A common assumption is that identity resolution is simply a more advanced form of deduplication. In reality, Salesforce Data 360 approaches identity as a structural data capability, not a corrective one.

Instead of deleting or merging records:

  • Source records remain intact

  • Relationships between records are preserved

  • Identity is resolved through linking, not collapsing data

This distinction is important. It allows organizations to maintain auditability, comply with governance requirements, and adapt identity logic over time without data loss.


The Core Building Blocks of Identity Resolution

At its foundation, identity resolution in Data 360 is built on three conceptual layers.

1. Source Individuals

Each system — CRM, marketing platforms, web, mobile, or external data sources — contributes its own representation of a person. These are treated as independent individuals, even if they appear similar.

This ensures that:

  • No system is treated as “wrong” by default

  • Data lineage remains transparent

  • Corrections can be traced back to the source

2. Identity Linking Through Rules

Identity resolution does not happen automatically or arbitrarily.

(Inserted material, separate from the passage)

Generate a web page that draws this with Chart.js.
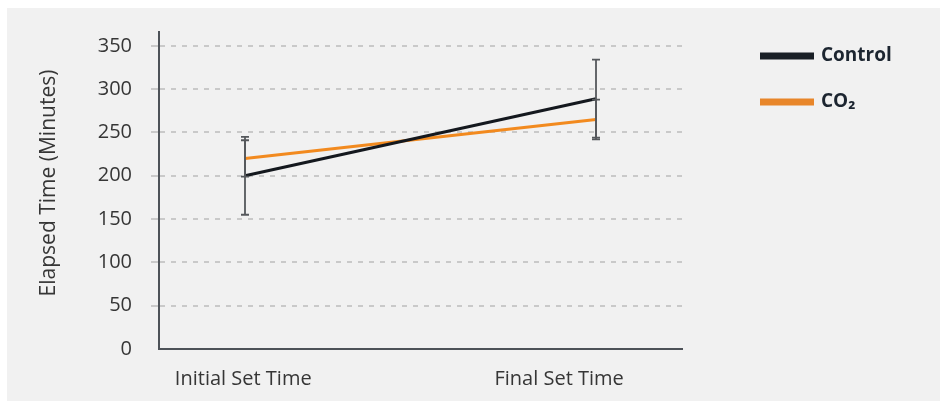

It is governed by rules defined by the business.

These rules determine:

  • Which attributes can be used for matching (email, phone, IDs)

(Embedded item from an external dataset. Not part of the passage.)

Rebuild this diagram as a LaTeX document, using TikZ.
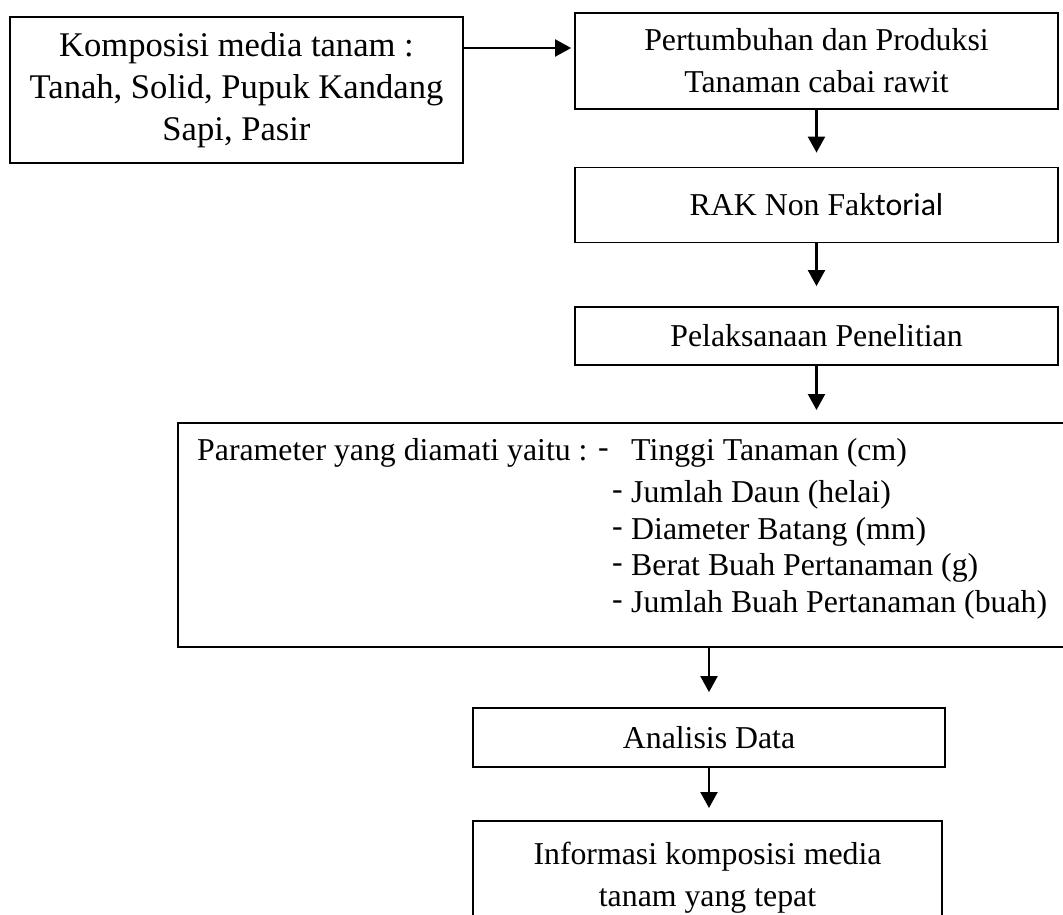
\documentclass[tikz,border=0pt]{standalone}
\usepackage{fontspec}
\setmainfont{Liberation Serif}
\newfontfamily\carlitofont{Carlito}
\usetikzlibrary{arrows.meta, calc}

\tikzset{
  box/.style={draw, line width=1.8pt, inner sep=0pt, align=center},
  flow/.style={-{Triangle[width=17pt,length=16pt]}, line width=2.2pt},
}

\begin{document}
\begin{tikzpicture}[x=1pt, y=-1pt, font=\fontsize{31.8}{42}\selectfont]
    \clip (0,0) rectangle (1063,915);

    % Input box (media composition)
    \node[box, minimum width=453, minimum height=146, font=\fontsize{34.6}{42}\selectfont] (media) at (236.5,90)
        {Komposisi media tanam :\\Tanah, Solid, Pupuk Kandang\\Sapi, Pasir};

    % Main column
    \node[box, minimum width=483, minimum height=96] (growth) at (816.5,61)
        {Pertumbuhan dan Produksi\\Tanaman cabai rawit};
    \node[box, minimum width=483, minimum height=75] (design) at (816.5,205)
        {RAK Non Fak{\carlitofont torial}};
    \node[box, minimum width=483, minimum height=58] (research) at (816.5,336)
        {Pelaksanaan Penelitian};

    % Parameter box with its list
    \node[box, minimum width=893, minimum height=224, anchor=north west] (param) at (177,422) {};
    \node[anchor=west, inner sep=0pt] (paramlbl) at (197,453) {Parameter yang diamati yaitu :};
    \foreach \dx/\y/\txt [count=\i] in {598/453/Tinggi Tanaman (cm), 612/495/Jumlah Daun (helai),
        612/532/Diameter Batang (mm), 612/568/Berat Buah Pertanaman (g),
        612/605/Jumlah Buah Pertanaman (buah)} {
        \node[anchor=west, inner sep=0pt] (dash\i) at (\dx,\y) {-};
        \node[anchor=west, inner sep=0pt] (item\i) at (631,\y) {\txt};
    }

    % Analysis and result
    \node[box, minimum width=472, minimum height=59] (analysis) at (709,737.5) {Analisis Data};
    \node[box, minimum width=469, minimum height=114, anchor=north] (result) at (707.5,820)
        {Informasi komposisi media\\tanam yang tepat};

    % Arrows
    \draw[flow, shorten >=3pt] ([yshift=42pt]media.east) -- ([yshift=42pt]media.east -| growth.west);
    \draw[flow, shorten >=14pt] (growth.south) -- (design.north);
    \draw[flow, shorten >=20pt] (design.south) -- (research.north);
    \draw[flow, shorten >=12pt] (research.south) -- (research.south |- param.north);
    \draw[flow, shorten >=15pt] (analysis.north |- param.south) -- (analysis.north);
    \draw[flow, shorten >=12pt] (analysis.south) -- (analysis.south |- result.north);

\end{tikzpicture}
\end{document}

  • The strength of a match (exact vs conditional)

  • The priority of identifiers

  • The trust hierarchy of sources

The system evaluates records against these rules and determines whether they should be linked as belonging to the same real-world individual.

3. Unified Individual

Once records are linked, Salesforce Data 360 creates a Unified Individual.

This unified view:

  • Represents a real person, not a system record

  • References all linked source individuals

  • Serves as the foundation for analytics, segmentation, and activation

Importantly, the Unified Individual does not replace source records — it connects them.


Identity Graphs: The Model Behind the Scenes

Rather than storing identity as a flat table, Data 360 uses a graph-based model.

In this model:

  • Each source individual is a node

  • Each identity link is a relationship

  • The unified individual sits at the center of the graph

This approach allows the platform to:

  • Scale across millions of identities

  • Re-evaluate identity as new data arrives

  • Explain why two records are considered the same person

From a design perspective, this makes identity resolution flexible, transparent, and future-proof.


Resolving Attribute Conflicts with Governance in Mind

When multiple records contribute data to a unified profile, conflicts are inevitable.

For example:

  • Two phone numbers

  • Different job titles

  • Multiple addresses

Salesforce Data 360 does not assume that “newer is always better” or that all sources are equal. Instead, conflict resolution is governed by:

  • Source priority

  • Recency rules

  • Attribute-level logic

This ensures the unified profile reflects business trust, not arbitrary selection.


Identity Resolution Is Continuous, Not One-Time

One of the most important aspects of identity resolution is that it is ongoing.

As new data is ingested:

  • Identity graphs are updated

  • New relationships are formed

  • Unified profiles evolve

This is critical in modern customer journeys, where identities change across devices, channels, and touchpoints over time.

Identity resolution is therefore not a batch activity — it is a living process.


Why This Matters Beyond Marketing

While identity resolution is often associated with personalization and marketing use cases, its impact is broader.

A well-resolved identity layer improves:

  • Sales visibility into customer history

  • Service context during support interactions

  • Accuracy of analytics and reporting

  • Reliability of AI and automation outcomes

Any capability that relies on “knowing the customer” depends on identity being resolved correctly.


Closing Thoughts

Identity resolution in Salesforce Data 360 is not about eliminating duplicates — it is about establishing identity trust across the enterprise.

By preserving source data, linking identities through governed rules, and continuously refining unified profiles, organizations create a customer foundation that is accurate, explainable, and scalable.